■ STATED TASK:
Produce an exact copy of all the data below, dropping every image.
┄┄┄┄┄┄
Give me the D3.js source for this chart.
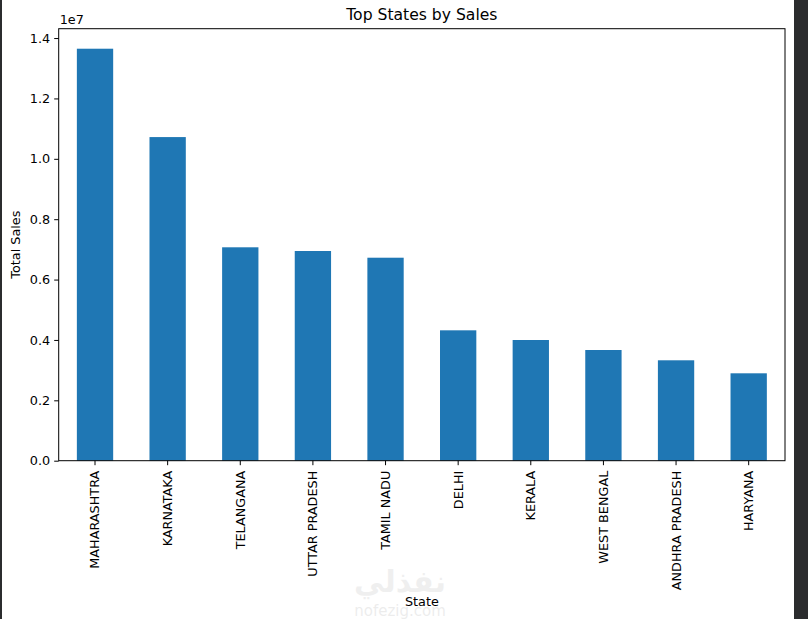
<!DOCTYPE html>
<html><head><meta charset="utf-8">
<script src="https://cdn.jsdelivr.net/npm/d3@7"></script>
<style>body{margin:0;background:#fff;overflow:hidden}svg{display:block}text{font-family:"DejaVu Sans",sans-serif}</style>
</head><body>
<svg id="c" width="808" height="619"></svg>
<script>
const states = ["MAHARASHTRA","KARNATAKA","TELANGANA","UTTAR PRADESH","TAMIL NADU","DELHI","KERALA","WEST BENGAL","ANDHRA PRADESH","HARYANA"];
const sales = [13647000,10720000,7069000,6946000,6724000,4319000,3998000,3667000,3326000,2895000];
const yTicks = [0,0.2e7,0.4e7,0.6e7,0.8e7,1.0e7,1.2e7,1.4e7];

const svg = d3.select("#c");
const L=58.7, R=785, T=28.7, B=460.7;
svg.append("rect").attr("x",794).attr("y",0).attr("width",14).attr("height",619).attr("fill","#2b2c2e");
svg.append("rect").attr("x",0).attr("y",0).attr("width",2).attr("height",619).attr("fill","#2b2c2e");

const x = d3.scaleBand().domain(states).range([L,R]).paddingInner(0.5).paddingOuter(0.25);
const y = d3.scaleLinear().domain([0,1.431e7]).range([B,T]);

svg.append("g").selectAll("rect").data(states).join("rect")
  .attr("x",d=>x(d)).attr("width",x.bandwidth())
  .attr("y",(d,i)=>y(sales[i])).attr("height",(d,i)=>B-y(sales[i]))
  .attr("fill","#1f77b4");

const yAxis = svg.append("g").attr("transform",`translate(${L},0)`)
  .call(d3.axisLeft(y).tickValues(yTicks).tickSize(4.5).tickPadding(4).tickFormat(d=>(d/1e7).toFixed(1)));
const xAxis = svg.append("g").attr("transform",`translate(0,${B})`)
  .call(d3.axisBottom(x).tickSize(4.5).tickPadding(4));
[yAxis,xAxis].forEach(a=>{a.select(".domain").remove();a.selectAll("line").attr("stroke","#000").attr("stroke-width",1);
  a.selectAll("text").attr("font-size","12.8px").attr("fill","#000").attr("font-family","DejaVu Sans");});
xAxis.selectAll("text").attr("transform","rotate(-90)").attr("text-anchor","end")
  .attr("x",-10).attr("y",0).attr("dy","0.35em");

svg.append("rect").attr("x",L).attr("y",T).attr("width",R-L).attr("height",B-T)
  .attr("fill","none").attr("stroke","#000").attr("stroke-width",1);

svg.append("text").attr("x",L+1).attr("y",24).attr("font-size","12.8px").text("1e7");
svg.append("text").attr("x",(L+R)/2).attr("y",20).attr("text-anchor","middle").attr("font-size","15.6px").text("Top States by Sales");
svg.append("text").attr("transform",`translate(20,${(T+B)/2}) rotate(-90)`).attr("text-anchor","middle").attr("font-size","12.8px").text("Total Sales");
svg.append("text").attr("x",(L+R)/2).attr("y",606).attr("text-anchor","middle").attr("font-size","12.8px").text("State");
svg.append("text").attr("x",400).attr("y",592).attr("text-anchor","middle").attr("font-size","30px").attr("font-weight","bold").attr("fill","#000").attr("opacity",0.06).attr("font-family","Noto Sans, DejaVu Sans").text("نفذلي");
svg.append("text").attr("x",400).attr("y",616).attr("text-anchor","middle").attr("font-size","15px").attr("fill","#000").attr("opacity",0.07).text("nofezig.com");
</script>
</body></html>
┄┄┄┄┄┄
■ TASK SOLUTION:
Give me the D3.js source for this chart.
<!DOCTYPE html>
<html><head><meta charset="utf-8">
<script src="https://cdn.jsdelivr.net/npm/d3@7"></script>
<style>body{margin:0;background:#fff;overflow:hidden}svg{display:block}text{font-family:"DejaVu Sans",sans-serif}</style>
</head><body>
<svg id="c" width="808" height="619"></svg>
<script>
const states = ["MAHARASHTRA","KARNATAKA","TELANGANA","UTTAR PRADESH","TAMIL NADU","DELHI","KERALA","WEST BENGAL","ANDHRA PRADESH","HARYANA"];
const sales = [13647000,10720000,7069000,6946000,6724000,4319000,3998000,3667000,3326000,2895000];
const yTicks = [0,0.2e7,0.4e7,0.6e7,0.8e7,1.0e7,1.2e7,1.4e7];

const svg = d3.select("#c");
const L=58.7, R=785, T=28.7, B=460.7;
svg.append("rect").attr("x",794).attr("y",0).attr("width",14).attr("height",619).attr("fill","#2b2c2e");
svg.append("rect").attr("x",0).attr("y",0).attr("width",2).attr("height",619).attr("fill","#2b2c2e");

const x = d3.scaleBand().domain(states).range([L,R]).paddingInner(0.5).paddingOuter(0.25);
const y = d3.scaleLinear().domain([0,1.431e7]).range([B,T]);

svg.append("g").selectAll("rect").data(states).join("rect")
  .attr("x",d=>x(d)).attr("width",x.bandwidth())
  .attr("y",(d,i)=>y(sales[i])).attr("height",(d,i)=>B-y(sales[i]))
  .attr("fill","#1f77b4");

const yAxis = svg.append("g").attr("transform",`translate(${L},0)`)
  .call(d3.axisLeft(y).tickValues(yTicks).tickSize(4.5).tickPadding(4).tickFormat(d=>(d/1e7).toFixed(1)));
const xAxis = svg.append("g").attr("transform",`translate(0,${B})`)
  .call(d3.axisBottom(x).tickSize(4.5).tickPadding(4));
[yAxis,xAxis].forEach(a=>{a.select(".domain").remove();a.selectAll("line").attr("stroke","#000").attr("stroke-width",1);
  a.selectAll("text").attr("font-size","12.8px").attr("fill","#000").attr("font-family","DejaVu Sans");});
xAxis.selectAll("text").attr("transform","rotate(-90)").attr("text-anchor","end")
  .attr("x",-10).attr("y",0).attr("dy","0.35em");

svg.append("rect").attr("x",L).attr("y",T).attr("width",R-L).attr("height",B-T)
  .attr("fill","none").attr("stroke","#000").attr("stroke-width",1);

svg.append("text").attr("x",L+1).attr("y",24).attr("font-size","12.8px").text("1e7");
svg.append("text").attr("x",(L+R)/2).attr("y",20).attr("text-anchor","middle").attr("font-size","15.6px").text("Top States by Sales");
svg.append("text").attr("transform",`translate(20,${(T+B)/2}) rotate(-90)`).attr("text-anchor","middle").attr("font-size","12.8px").text("Total Sales");
svg.append("text").attr("x",(L+R)/2).attr("y",606).attr("text-anchor","middle").attr("font-size","12.8px").text("State");
svg.append("text").attr("x",400).attr("y",592).attr("text-anchor","middle").attr("font-size","30px").attr("font-weight","bold").attr("fill","#000").attr("opacity",0.06).attr("font-family","Noto Sans, DejaVu Sans").text("نفذلي");
svg.append("text").attr("x",400).attr("y",616).attr("text-anchor","middle").attr("font-size","15px").attr("fill","#000").attr("opacity",0.07).text("nofezig.com");
</script>
</body></html>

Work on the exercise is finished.